Я присутствовал на процессе Эйхмана, я слышал, как генеральный прокурор старался заставить свидетелей заговорить, вынуждал их открыться, заглянуть в самые тайные уголки своего существа: почему вы не сопротивлялись? Почему не набросились на ваших убийц, которых ведь было меньше, чем вас?
Бледные, стесняющиеся, неловко себя чувствующие лагерники отвечали одинаково:
— Вы не можете понять. Кто не был «там», не может себе представить.
Так вот, я там был. И по-прежнему не понимаю. Не понимаю того ребенка в Варшавском гетто, который писал в дневнике: «Я голоден, я мерзну; когда я вырасту большой, я хочу стать немцем, и тогда я не буду голоден и не буду мерзнуть».
По-прежнему не понимаю, почему я не кинулся на капо, который избивал моего отца у меня на глазах. В Галиции евреи сами копали себе могилы, сами и без всякой паники становились рядами на край ямы, ожидая, когда затрещат пулеметы. И ту женщину я не понимаю, ту мать, где-то в польском бункере: товарищи задушили ее младенца, чтобы он не выдал их своим плачем; эта женщина, эта мать, пережив такие страшные, библейской силы, минуты, не сошла с ума. Я ее не понимаю: почему, по какому праву, во имя чего она не сошла с ума?

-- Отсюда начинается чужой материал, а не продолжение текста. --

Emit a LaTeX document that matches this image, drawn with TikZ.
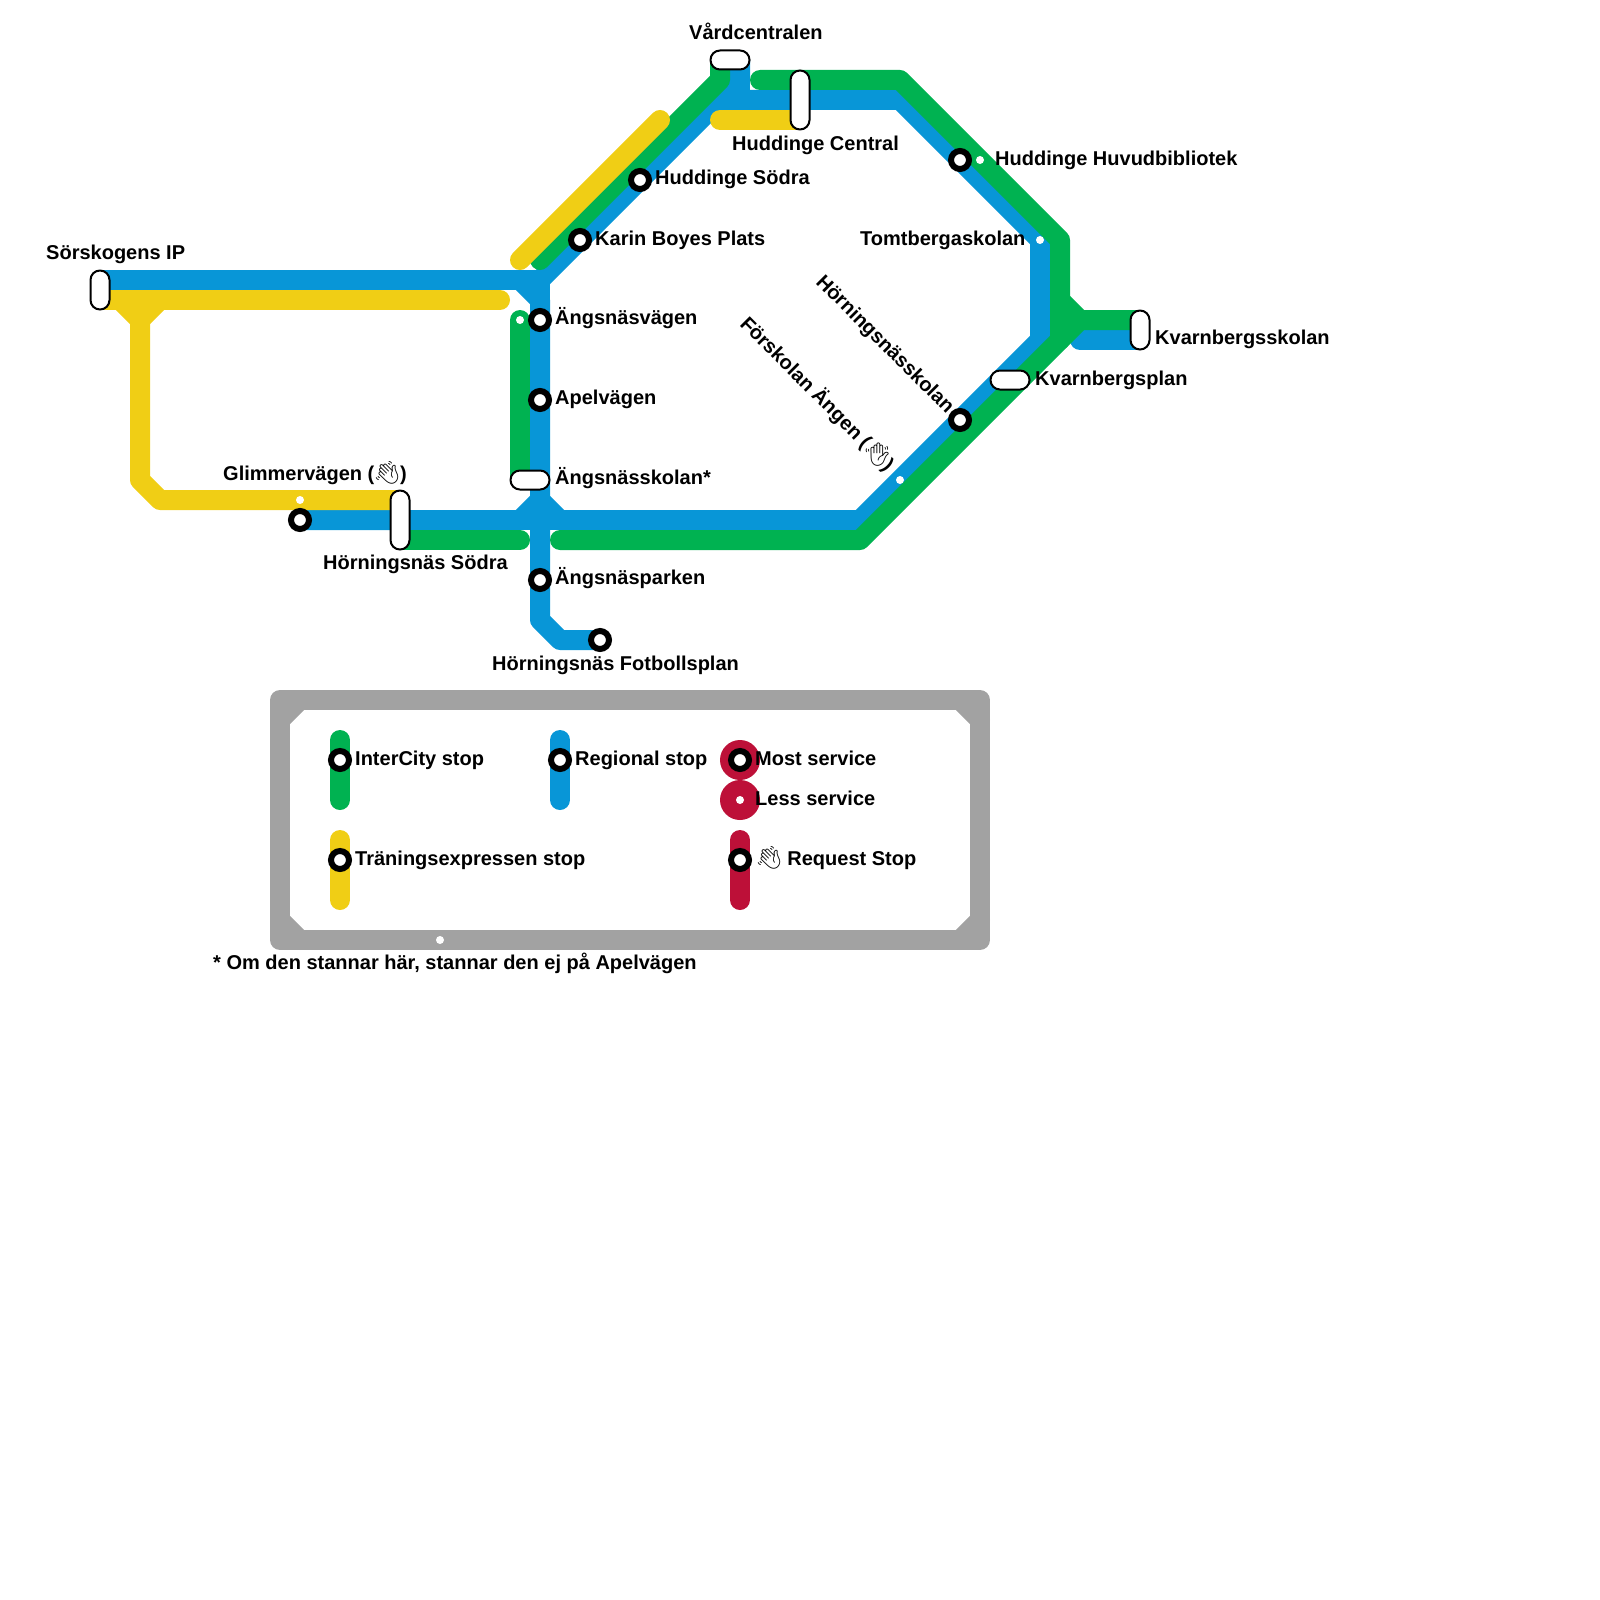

Не знаю почему, но я запрещаю вам спрашивать. Мир молчал, когда евреев убивали массами, когда их превращали в топливо; пусть он, хоть из приличия, помолчит и теперь. Его вопросы немного запоздали, их следовало бы обратить к палачу. Теперь они вас мучают? Не дают спать спокойно? Тем лучше. Вы хотите все узнать и понять для того, чтобы перевернуть страницу, не так ли? Чтобы иметь возможность сказать себе: с этим делом покончено, все пришло в порядок. Не ждите, что мертвые придут вам на помощь. Их молчание переживет их.
У вас есть вопросы? Вот и хорошо. Вы не хотите задавать их палачу — который живет в счастье и довольстве, если и не в славе, у себя в Германии — ладно, задавайте их другим, тем, кто утверждает, что не участвовал в игре, тем, которые благодаря своей пассивности стали сообщниками. Их «незнание» их не извиняет, это было добровольное незнание.